** start RECORDED INFORMATION **

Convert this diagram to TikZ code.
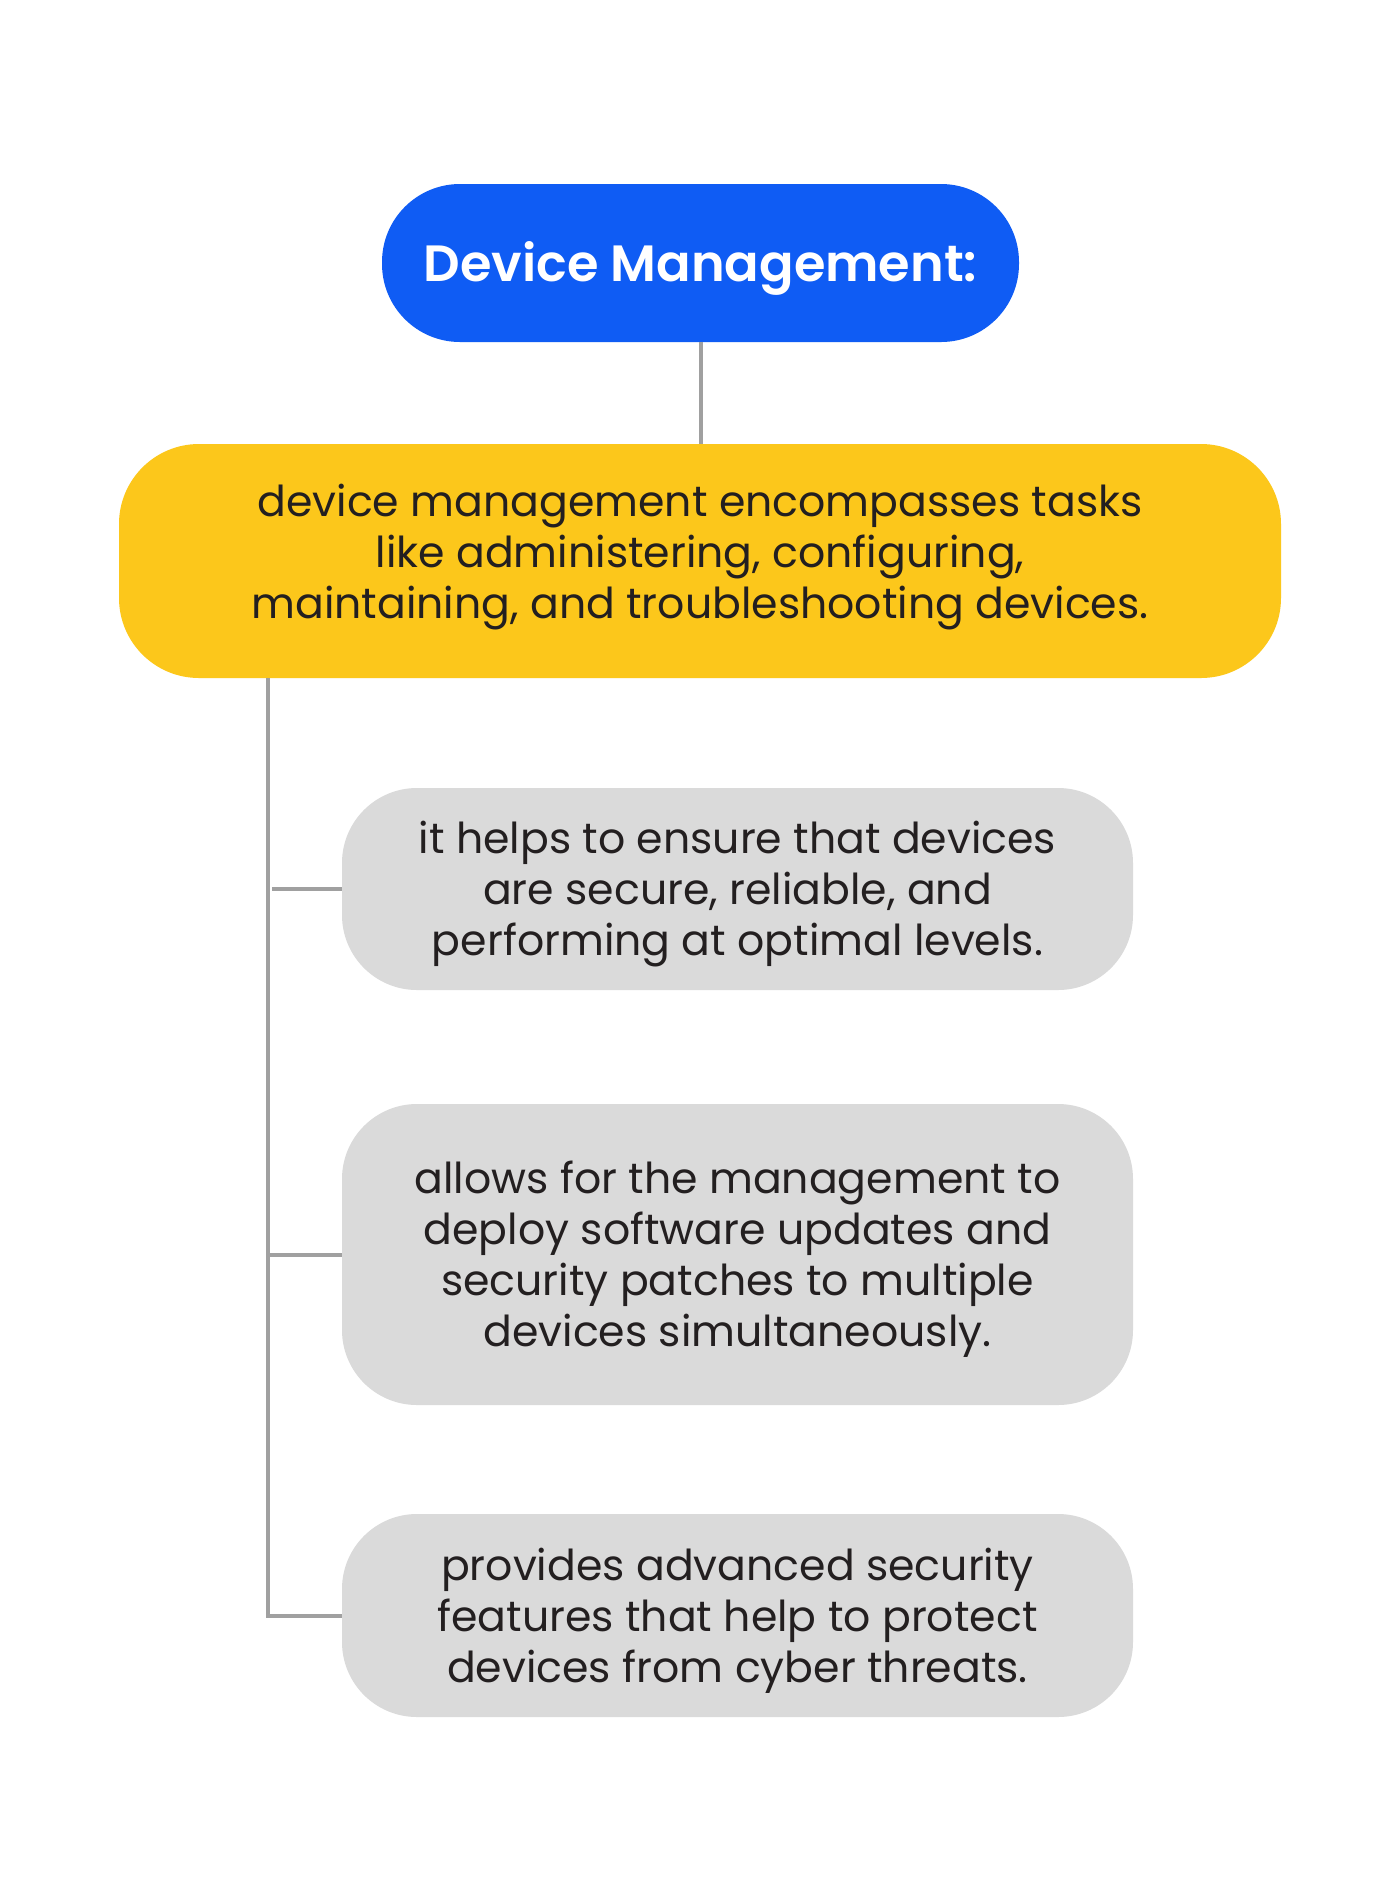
\documentclass[tikz,border=0pt]{standalone}
\usepackage{fontspec}
\setmainfont{Poppins}[BoldFont={Poppins SemiBold}]
\definecolor{titleblue}{HTML}{0F5CF4}
\definecolor{mainyellow}{HTML}{FCC71B}
\definecolor{boxgray}{HTML}{DADADA}
\definecolor{linegray}{HTML}{A0A0A0}
\definecolor{txt}{HTML}{231F20}
\tikzset{
  titlebox/.style={rectangle, rounded corners=39pt, fill=titleblue,
    minimum width=318.5pt, minimum height=79pt, inner sep=0pt},
  titletext/.style={text=white, inner sep=0pt,
    font=\fontsize{25.5}{30}\selectfont\bfseries},
  mainbox/.style={rectangle, rounded corners=40pt, fill=mainyellow,
    minimum width=581pt, minimum height=117pt, inner sep=0pt},
  itembox/.style={rectangle, rounded corners=37.5pt, fill=boxgray,
    minimum width=395.5pt, inner sep=0pt},
  bodytext/.style={text=txt, inner sep=0pt, align=center,
    font=\fontsize{21.3}{25.5}\selectfont},
  conn/.style={draw=linegray, line width=2pt}
}
\begin{document}
\begin{tikzpicture}[x=0.5pt,y=-0.5pt]
\useasboundingbox[fill=white] (0,0) rectangle (1400,1903);
\node[titlebox] (title) at (700.5,263) {};
\node[titletext] (titlet) at ([yshift=-2.5pt]title.center) {Device Management:};
\node[mainbox] (main) at (700,561) {};
\node[bodytext] (maint) at ([yshift=2pt]main.center) {device management encompasses tasks\\like administering, configuring,\\maintaining, and troubleshooting devices.};
\node[itembox, minimum height=101pt] (b1) at (737.5,889) {};
\node[bodytext] (b1t) at ([yshift=-2.5pt]b1.center) {it helps to ensure that devices\\are secure, reliable, and\\performing at optimal levels.};
\node[itembox, minimum height=150.5pt] (b2) at (737.5,1254.5) {};
\node[bodytext] (b2t) at ([yshift=-2.5pt]b2.center) {allows for the management to\\deploy software updates and\\security patches to multiple\\devices simultaneously.};
\node[itembox, minimum height=101.5pt] (b3) at (737.5,1615.5) {};
\node[bodytext] (b3t) at ([yshift=-2.5pt]b3.center) {provides advanced security\\features that help to protect\\devices from cyber threats.};
\coordinate (trunk) at (268,678);
\draw[conn] (title.south) -- (title.south |- main.north);
\draw[conn] (trunk) |- (b3.west);
\draw[conn] (b2.west) -- (b2.west -| trunk);
\draw[conn] (b1.west) -- ([xshift=2pt]b1.west -| trunk);
\end{tikzpicture}
\end{document}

** end RECORDED INFORMATION **

**EXERCISE AIM**
Reproduce the full material exactly, excluding the pictures.

**FULL RESPONSE**
Convert this diagram to TikZ code.
\documentclass[tikz,border=0pt]{standalone}
\usepackage{fontspec}
\setmainfont{Poppins}[BoldFont={Poppins SemiBold}]
\definecolor{titleblue}{HTML}{0F5CF4}
\definecolor{mainyellow}{HTML}{FCC71B}
\definecolor{boxgray}{HTML}{DADADA}
\definecolor{linegray}{HTML}{A0A0A0}
\definecolor{txt}{HTML}{231F20}
\tikzset{
  titlebox/.style={rectangle, rounded corners=39pt, fill=titleblue,
    minimum width=318.5pt, minimum height=79pt, inner sep=0pt},
  titletext/.style={text=white, inner sep=0pt,
    font=\fontsize{25.5}{30}\selectfont\bfseries},
  mainbox/.style={rectangle, rounded corners=40pt, fill=mainyellow,
    minimum width=581pt, minimum height=117pt, inner sep=0pt},
  itembox/.style={rectangle, rounded corners=37.5pt, fill=boxgray,
    minimum width=395.5pt, inner sep=0pt},
  bodytext/.style={text=txt, inner sep=0pt, align=center,
    font=\fontsize{21.3}{25.5}\selectfont},
  conn/.style={draw=linegray, line width=2pt}
}
\begin{document}
\begin{tikzpicture}[x=0.5pt,y=-0.5pt]
\useasboundingbox[fill=white] (0,0) rectangle (1400,1903);
\node[titlebox] (title) at (700.5,263) {};
\node[titletext] (titlet) at ([yshift=-2.5pt]title.center) {Device Management:};
\node[mainbox] (main) at (700,561) {};
\node[bodytext] (maint) at ([yshift=2pt]main.center) {device management encompasses tasks\\like administering, configuring,\\maintaining, and troubleshooting devices.};
\node[itembox, minimum height=101pt] (b1) at (737.5,889) {};
\node[bodytext] (b1t) at ([yshift=-2.5pt]b1.center) {it helps to ensure that devices\\are secure, reliable, and\\performing at optimal levels.};
\node[itembox, minimum height=150.5pt] (b2) at (737.5,1254.5) {};
\node[bodytext] (b2t) at ([yshift=-2.5pt]b2.center) {allows for the management to\\deploy software updates and\\security patches to multiple\\devices simultaneously.};
\node[itembox, minimum height=101.5pt] (b3) at (737.5,1615.5) {};
\node[bodytext] (b3t) at ([yshift=-2.5pt]b3.center) {provides advanced security\\features that help to protect\\devices from cyber threats.};
\coordinate (trunk) at (268,678);
\draw[conn] (title.south) -- (title.south |- main.north);
\draw[conn] (trunk) |- (b3.west);
\draw[conn] (b2.west) -- (b2.west -| trunk);
\draw[conn] (b1.west) -- ([xshift=2pt]b1.west -| trunk);
\end{tikzpicture}
\end{document}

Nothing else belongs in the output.